# Interpretation of 1 Timothy 2.15



## bookslover (Feb 3, 2013)

Moyer Hubbard, of Talbot School of Theology (Biola University), believes that the phrase in 1 Timothy 2.15 should be translated: "She shall be kept safe through the ordeal of childbearing." A summary of his argument can be found here: Paroikos Bible Blog.

Any thoughts?


----------



## Marrow Man (Feb 4, 2013)

The entire verse reads as follows (ESV): "Yet she will be saved through childbearing—if they continue in faith and love and holiness, with self-control."

It does not say "women" (as the NASB erroneously translate it -- the verb is singular which means it takes a singular pronoun, i.e., "she"). Who is "she"? The previous two verses supply the "she": "For Adam was formed first, then Eve; and Adam was not deceived, but the woman was deceived and became a transgressor." In short, the most natural antecedent of "she" is "the woman" in verse 14 (i.e., Eve).

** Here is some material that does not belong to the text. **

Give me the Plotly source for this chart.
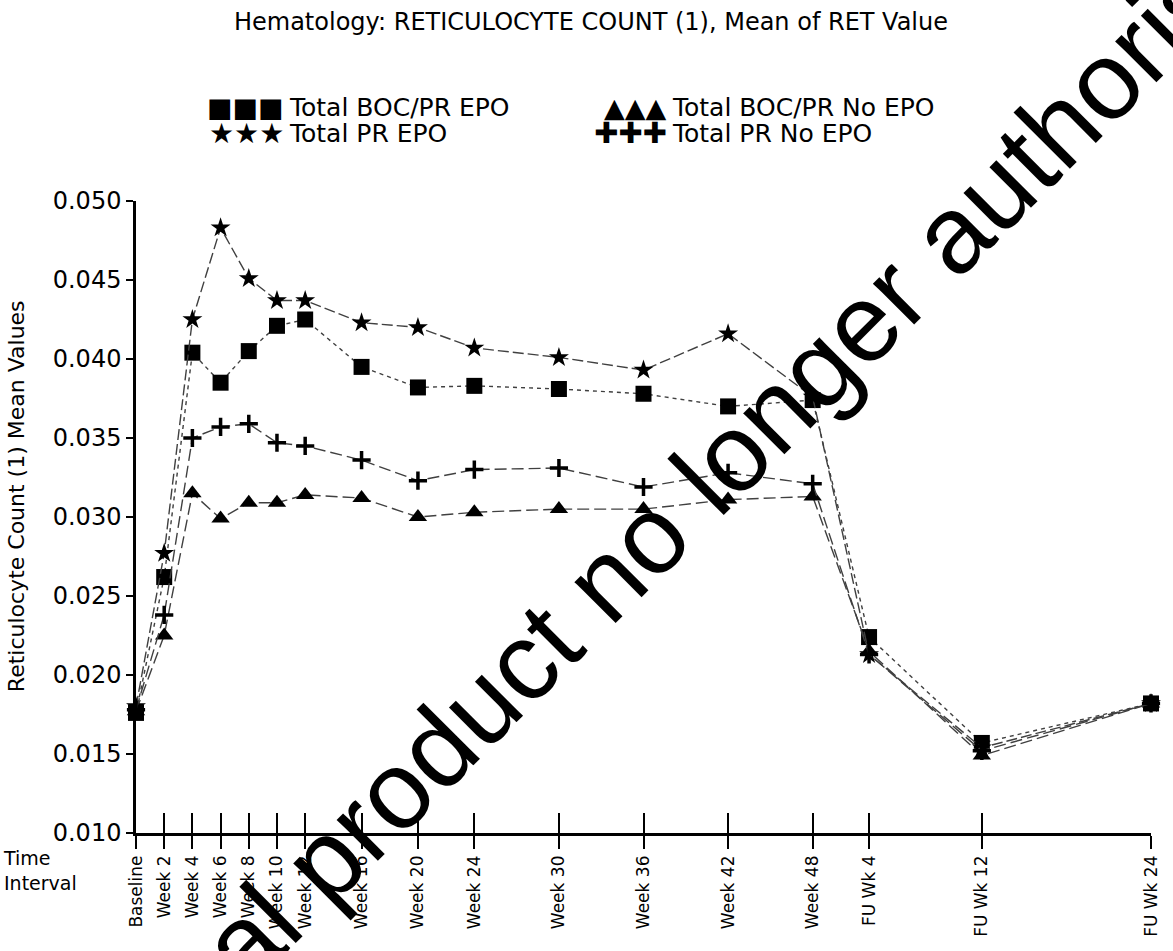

So there does seem to be a link with Genesis 3, but more with verse 15 than verse 16. The "salvation" through childbearing comes ultimately through the promised seed of the woman, the Messiah, Jesus Christ. But there is also the practical application that is given in the second half of the verse and fits with the context of the last part of chapter 2 and the whole letter in general. The women are to learn in quietness and submission and are to pursue godliness (i.e., " continue in faith and love and holiness, with self-control"; cf. vv. 9-10). Part of the point is that women are not to think they are missing out on godly pursuits because they are not teachers or overseers in the church. They have a noble pursuit that they need to pursue, and not look at it as being insignificant or something to be rejected. It is very clear that marriage and the bearing and raising of children was something that was being attacked by the false teachers in Ephesus (1 Timothy 4:3; cf. 5:14). Eve sinfully usurped her husband's authority and there were dire consequences as the result, yet the Lord showed her mercy and salvation came through her offspring in the person of Jesus Christ (Adam does not name her "Eve" -- which points to life and that she is mother of the living -- until after the Fall). God will have mercy on these women in Ephesus if they repent of their usurping of authority and commit themselves to godliness -- which includes the normal but noble activities of marriage, the bearing of children, and the keeping of households.


----------



## Bill The Baptist (Feb 4, 2013)

I would second what Tim said. This is a difficult passage and I am not sure if there has ever been a solid consensus on its interpretation.


----------